Is HO SEN the only one?  I'm not sure.  It's good but the staff don't (or didn't when I was there) speak much English so ordering was a pain.  The worst thing is that the restaurant smells a little fishy.


----------



## Mucker Man (28 Jan 2009)

Hi, I was in HO SEN a couple of months ago and didn't encounter any of Cahir's issues. I absolutely loved it.


----------



## WaterSprite (28 Jan 2009)

I think Ho Sen is the only one (the only proper Vietnamese in Dublin).  OP, it's in Temple Bar near Club M.  If you haven't been, it's worth a try.  I used to go fairly regularly but did find that the quality of the food and service went a little downhill over the years - I probably haven't been in about 18 months though.


----------



## sandrat (28 Jan 2009)

Ho sen is great, I love ho sen, the one thing I miss about living in the city centre . I love the quail starter it is yummm. The guy who owns/runs it (tim?) is australian so I never had any issue with ordering and I can't stand fishy smells so I never experienced that there either. Yum yum yummm. Opposite the entrance to club M near its got a white front and it is yum


----------



## Ciaraella (28 Jan 2009)

I'd recommend it too, the spring rolls are gorgeous and i think they do a reasonable early bird too.


----------



## Badge (28 Jan 2009)

Given that Fish sauce is a staple in Vietnamese food I would worry if there wasnt a slight hint of fishiness about the place.  Havent been to Ho-sen in a long time - now you've reminded me I think its time for me to pay them a visit. Last time I was there (Over a year ago) it got two thumbs up from me.


----------



## dereko1969 (28 Jan 2009)

had a great meal there in september, my first time there. found the staff delightful and the food great, definitely no smells other than the delicious fragrant aromas from the food.


----------



## george.shaw (28 Jan 2009)

Ho Sen is very good and think it is only one. Due a visit myself!


----------



## PaperRound (29 Jan 2009)

Thanks for the tip. I'll give it a go.


----------



## scallywag (11 Jan 2011)

Is this restaurant still open? I tried phoning but the line just dies. And it seems to have disappeared from menupages.ie.
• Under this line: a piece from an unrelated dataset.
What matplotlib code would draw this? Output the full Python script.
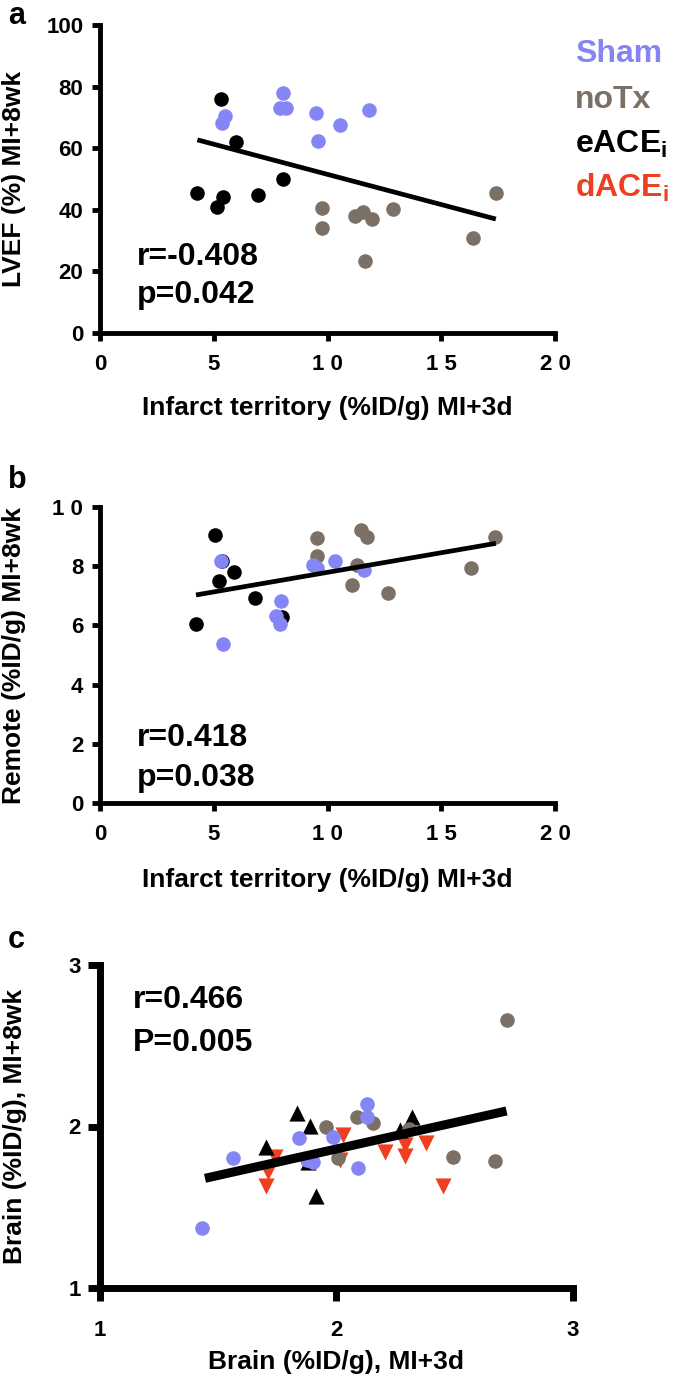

I was there years ago and loved it.


----------



## IrishGunner (11 Jan 2011)

Not sure if Saba still around on South William Street

Have not been there in a while but had no complaints about it


----------



## scallywag (12 Jan 2011)

Sorry, I meant to ask if Ho Sen is still around?


----------



## dereko1969 (12 Jan 2011)

No, it's been closed a while. Also recently closed is Gruel and the Mermaid on Dame St.

I've only been once, but Wolfes on Capel Street was fantastic, lovely food and really good value.
[broken link removed]

If you're in the mood for Asian, Koh in the "italian quarter" is really nice too.


----------